Assumptions And How We Communicate

So, for example, we have had clients that would pick up a phone and call their Chinese or their Indian partner to brainstorm about ideas. But, because of misunderstandings between the two parties and between power distance and saving face, the partner over in China, or in India, might take that brainstorming session to be a directive to get to work on something. And so they throw everything else out and the schedule goes out with it — and they start working on something new. And month’s later, you’re surprised — what the heck happened? Why are they working on that? We were just talking about a fun idea we had.

Communicate Assignments Without Misunderstandings

So, how do you avoid misunderstandings like that? Well, one of the most important things you can do is make sure that you have a procedure or a system in place to manage tasks, and assignments, and responsibilities between your teams. There are a number of systems that we’ve used with our clients. Some of them are pretty simple. Basecamp is very popular. We actually don’t recommend Basecamp. It’s not too hard to get lost in Basecamp and much like sending a phone message or an email, people can start pointing fingers, saying, “Oh, I thought you had that task,” “No I had that task.” Also, base camp doesn’t have a great audit trail. Instead we tend to recommend more advanced systems that provide better audit trails, better assignment tracking, and permission and workflow systems.
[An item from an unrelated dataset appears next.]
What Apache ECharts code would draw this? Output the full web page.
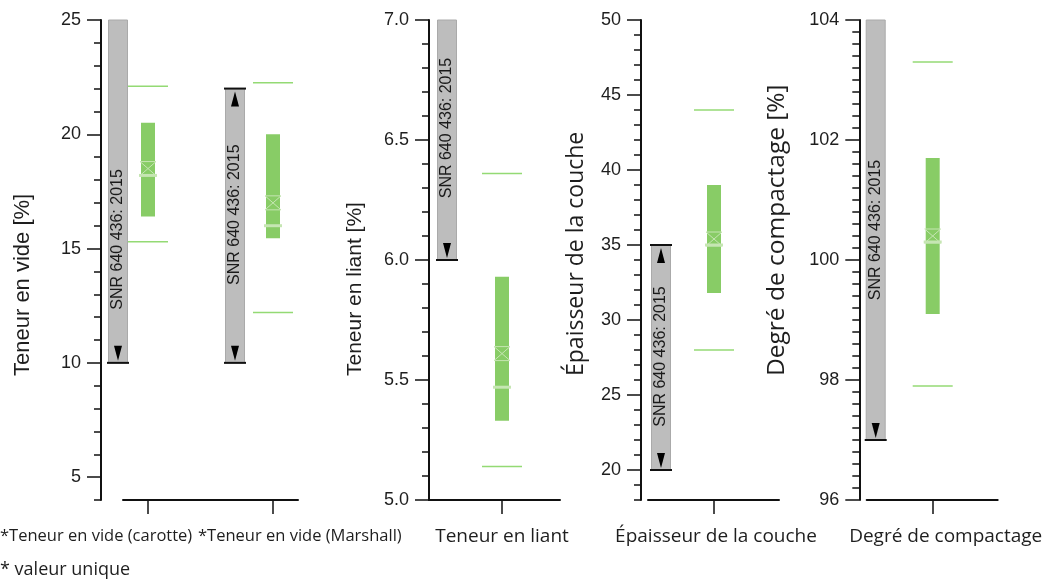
<!DOCTYPE html>
<html><head><meta charset="utf-8">
<script src="https://cdn.jsdelivr.net/npm/echarts@6/dist/echarts.min.js"></script>
<style>html,body{margin:0;padding:0;background:#fff}#c{width:1046px;height:580px}</style>
</head><body><div id="c"></div>
<script>
// ---------------- data ----------------
const categories = ['*Teneur en vide (carotte)', '*Teneur en vide (Marshall)', 'Teneur en liant', 'Épaisseur de la couche', 'Degré de compactage'];
const panelOfCategory = [0, 0, 1, 2, 3];
const whiskerLow  = [15.3, 12.2, 5.14, 28.0, 97.9];
const boxLow      = [16.4, 15.45, 5.33, 31.8, 99.1];
const median      = [18.2, 16.0, 5.47, 35.0, 100.3];
const mean        = [18.5, 17.0, 5.61, 35.4, 100.4];
const boxHigh     = [20.5, 20.0, 5.93, 39.0, 101.7];
const whiskerHigh = [22.1, 22.25, 6.36, 44.0, 103.3];
const normLow  = [10, 10, 6.0, 20, 97];
const normHigh = [25, 22, 7.0, 35, 104];
const normLabel = 'SNR 640 436: 2015';
const axisTitles = ['Teneur en vide [%]', 'Teneur en liant [%]', 'Épaisseur de la couche', 'Degré de compactage [%]'];
const axisMin = [4, 5, 18, 96];
const axisMax = [25, 7, 50, 104];
const majorTicks = [[5, 10, 15, 20, 25], [5.0, 5.5, 6.0, 6.5, 7.0], [20, 25, 30, 35, 40, 45, 50], [96, 98, 100, 102, 104]];
const minorStep = [1, 0.1, 1, 0.2];
const tickDecimals = [0, 1, 0, 0];
const footnote = '* valeur unique';

// ---------------- layout / style ----------------
const layout = [
  {left: 123, width: 175, yOffset: 22, xMin: 0.8, xMax: 2.2, titleX: 23, titleFont: '22px "Liberation Sans", Arial, sans-serif', labelDx: 0},
  {left: 429, width: 131, yOffset: 0, xMin: 0.416, xMax: 1.464, titleX: 355, titleFont: '21px "Liberation Sans", Arial, sans-serif', labelDx: 0},
  {left: 648, width: 131, yOffset: 7, xMin: 0.472, xMax: 1.52, titleX: 576, titleFont: '23px "Open Sans", sans-serif', labelDx: 2},
  {left: 866.7, width: 131, yOffset: 7.4, xMin: 0.472, xMax: 1.52, titleX: 777, titleFont: '24.5px "Open Sans", sans-serif', labelDx: 13}
];
const normShift = [-30, -38, -55, -53, -57];
const normLabelShift = [48, -11, -12, -1, 0];
const GRID_TOP = 20, GRID_H = 480;
const AX = '#111', TXT = '#1e1e1e';
const C_BOX = '#88cc66', C_WHISK = '#94da74', C_MED = '#c6e6b3';
const CAT_FONT = '"Open Sans", sans-serif';

// slot of each category inside its panel (1, 2, ...)
const slot = [];
const panelSlots = [[], [], [], []];
categories.forEach((c, i) => {
  const p = panelOfCategory[i];
  panelSlots[p].push(i);
  slot[i] = panelSlots[p].length;
});

const grid = [], xAxis = [], yAxis = [], series = [];
for (let p = 0; p < 4; p++) {
  const L = layout[p];
  grid.push({left: L.left, top: GRID_TOP, width: L.width, height: GRID_H});
  const slotsHere = panelSlots[p].map(i => slot[i]);
  xAxis.push({
    type: 'value', gridIndex: p, min: L.xMin, max: L.xMax,
    axisLine: {show: true, onZero: false, lineStyle: {color: AX, width: 2}},
    axisTick: {show: true, customValues: slotsHere, length: 14, lineStyle: {color: AX, width: 1.5}},
    axisLabel: {show: p !== 0, customValues: slotsHere, margin: 27,
      formatter: v => { const i = panelSlots[p][Math.round(v) - 1]; return i === undefined ? '' : '{c|' + categories[i] + '}'; },
      rich: {c: {fontFamily: CAT_FONT, fontSize: 19, color: TXT, padding: [0, 0, 0, 2 * L.labelDx]}},
      fontFamily: CAT_FONT, fontSize: 19, color: TXT},
    splitLine: {show: false}
  });
  yAxis.push({
    type: 'value', gridIndex: p, min: axisMin[p], max: axisMax[p], offset: L.yOffset, position: 'left',
    axisLine: {show: true, onZero: false, lineStyle: {color: AX, width: 2}},
    axisTick: {show: true, customValues: majorTicks[p], length: 14, lineStyle: {color: AX, width: 1.5}},
    axisLabel: {show: true, customValues: majorTicks[p], margin: 20,
      formatter: v => Number(v).toFixed(tickDecimals[p]),
      fontFamily: '"Liberation Sans", Arial, sans-serif', fontSize: 18, color: TXT},
    splitLine: {show: false}
  });
  yAxis.push({
    type: 'value', gridIndex: p, min: axisMin[p], max: axisMax[p], interval: minorStep[p], offset: L.yOffset, position: 'left',
    axisLine: {show: false},
    axisTick: {show: true, length: 7, lineStyle: {color: AX, width: 1.5}},
    axisLabel: {show: false},
    splitLine: {show: false}
  });

  // norm bars
  series.push({
    type: 'custom', xAxisIndex: p, yAxisIndex: 2 * p, silent: true, z: 2,
    data: panelSlots[p].map(i => [slot[i], normLow[i], normHigh[i], i]),
    encode: {x: 0, y: [1, 2]},
    renderItem: (params, api) => {
      const i = api.value(3);
      const pp = panelOfCategory[i];
      const xc = api.coord([api.value(0), axisMin[pp]])[0] + normShift[i];
      const yl = api.coord([api.value(0), api.value(1)])[1];
      const yh = api.coord([api.value(0), api.value(2)])[1];
      const w = 19;
      const ch = [{type: 'rect', shape: {x: xc - w / 2, y: yh, width: w, height: yl - yh},
        style: {fill: '#bdbdbd', stroke: '#aaaaaa', lineWidth: 1}}];
      if (api.value(1) > axisMin[pp]) {
        ch.push({type: 'line', shape: {x1: xc - w / 2 - 1.5, y1: yl, x2: xc + w / 2 + 1.5, y2: yl}, style: {stroke: AX, lineWidth: 2}});
        ch.push({type: 'polygon', shape: {points: [[xc - 4, yl - 17], [xc + 4, yl - 17], [xc, yl - 2]]}, style: {fill: '#000'}});
      }
      if (api.value(2) < axisMax[pp]) {
        ch.push({type: 'line', shape: {x1: xc - w / 2 - 1.5, y1: yh, x2: xc + w / 2 + 1.5, y2: yh}, style: {stroke: AX, lineWidth: 2}});
        ch.push({type: 'polygon', shape: {points: [[xc - 4, yh + 18], [xc + 4, yh + 18], [xc, yh + 3]]}, style: {fill: '#000'}});
      }
      ch.push({type: 'text', x: xc, y: (yl + yh) / 2 + normLabelShift[i], rotation: Math.PI / 2,
        style: {text: normLabel, fill: '#1a1a1a', font: '16px "Liberation Sans", Arial, sans-serif', align: 'center', verticalAlign: 'middle'}});
      return {type: 'group', children: ch};
    }
  });

  // measured distributions
  series.push({
    type: 'custom', xAxisIndex: p, yAxisIndex: 2 * p, silent: true, z: 3,
    data: panelSlots[p].map(i => [slot[i], whiskerLow[i], boxLow[i], median[i], mean[i], boxHigh[i], whiskerHigh[i]]),
    encode: {x: 0, y: [1, 6]},
    renderItem: (params, api) => {
      const xv = api.value(0);
      const xc = api.coord([xv, api.value(1)])[0];
      const Y = k => api.coord([xv, api.value(k)])[1];
      const ywl = Y(1), ybl = Y(2), ymd = Y(3), ymn = Y(4), ybh = Y(5), ywh = Y(6);
      const ch = [];
      ch.push({type: 'rect', shape: {x: xc - 7, y: ybh, width: 14, height: ybl - ybh}, style: {fill: C_BOX}});
      [ywl, ywh].forEach(yy => ch.push({type: 'line', shape: {x1: xc - 20, y1: yy, x2: xc + 20, y2: yy}, style: {stroke: C_WHISK, lineWidth: 1.5}}));
      ch.push({type: 'line', shape: {x1: xc - 9, y1: ymd, x2: xc + 9, y2: ymd}, style: {stroke: C_MED, lineWidth: 3}});
      const hx = 8, hy = 7;
      const ms = {stroke: C_MED, lineWidth: 1};
      ch.push({type: 'line', shape: {x1: xc - hx, y1: ymn - hy, x2: xc + hx, y2: ymn + hy}, style: ms});
      ch.push({type: 'line', shape: {x1: xc - hx, y1: ymn + hy, x2: xc + hx, y2: ymn - hy}, style: ms});
      ch.push({type: 'line', shape: {x1: xc - hx, y1: ymn - hy, x2: xc + hx, y2: ymn - hy}, style: ms});
      ch.push({type: 'line', shape: {x1: xc - hx, y1: ymn + hy, x2: xc + hx, y2: ymn + hy}, style: ms});
      return {type: 'group', children: ch};
    }
  });
}

const graphic = [];
axisTitles.forEach((t, p) => {
  graphic.push({type: 'text', x: layout[p].titleX, y: 376, rotation: Math.PI / 2, silent: true,
    style: {text: t, fill: TXT, font: layout[p].titleFont, align: 'left', verticalAlign: 'middle'}});
});
// first panel: the two long category names are laid out side by side
graphic.push({type: 'text', left: 0, top: 528, silent: true,
  style: {text: categories[0], fill: TXT, font: '16.5px ' + CAT_FONT}});
graphic.push({type: 'text', left: 198, top: 528, silent: true,
  style: {text: categories[1], fill: TXT, font: '16.5px ' + CAT_FONT}});
graphic.push({type: 'text', left: 0, top: 561, silent: true,
  style: {text: footnote, fill: TXT, font: '18px ' + CAT_FONT}});

const chart = echarts.init(document.getElementById('c'), null, {renderer: 'canvas'});
chart.setOption({animation: false, backgroundColor: '#fff', grid, xAxis, yAxis, series, graphic});
</script></body></html>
Salesforce, if you are in a sales organization, actually does a great job of assigning tasks to different people, keeping track of records, who made a call, who didn’t, where is that customer support ticket. If you’re in a more technical discipline, then tools like Rally and Atlassian’s JIRA products are excellent project management tools. They can also be used for customer service management, ticket management or even call tracking because they are very customizable. Especially JIRA which has a very powerful workflow management system that you can customize to do whatever you want. But the best thing with all of these tools — Salesforce, Rally, JIRA and host of other ones — they work over the world wide web, they work on mobile phones, and they all have excellent audit trails, so you can see what has happened, who was assigned the task, and why did they give it to somebody else… And they also make it very easy to expose all of this information to anybody that wants to see it.

So, our number one recommendation, when we are talking about how do you get a hold of your team whose overseas, you can get a hold of them on the phone and with email. But you shouldn’t use those methods to communicate tasks or assignments or new requirements. Those things, if its official, it needs to go into a system. And everybody needs to understand that the system is what dictates who is working on what. That way when your team in China receives a call from the CEO saying, “Hey, what about this great idea?” — well, they’ll understand that if it wasn’t assigned to them in the system, they’re not supposed to start working on it.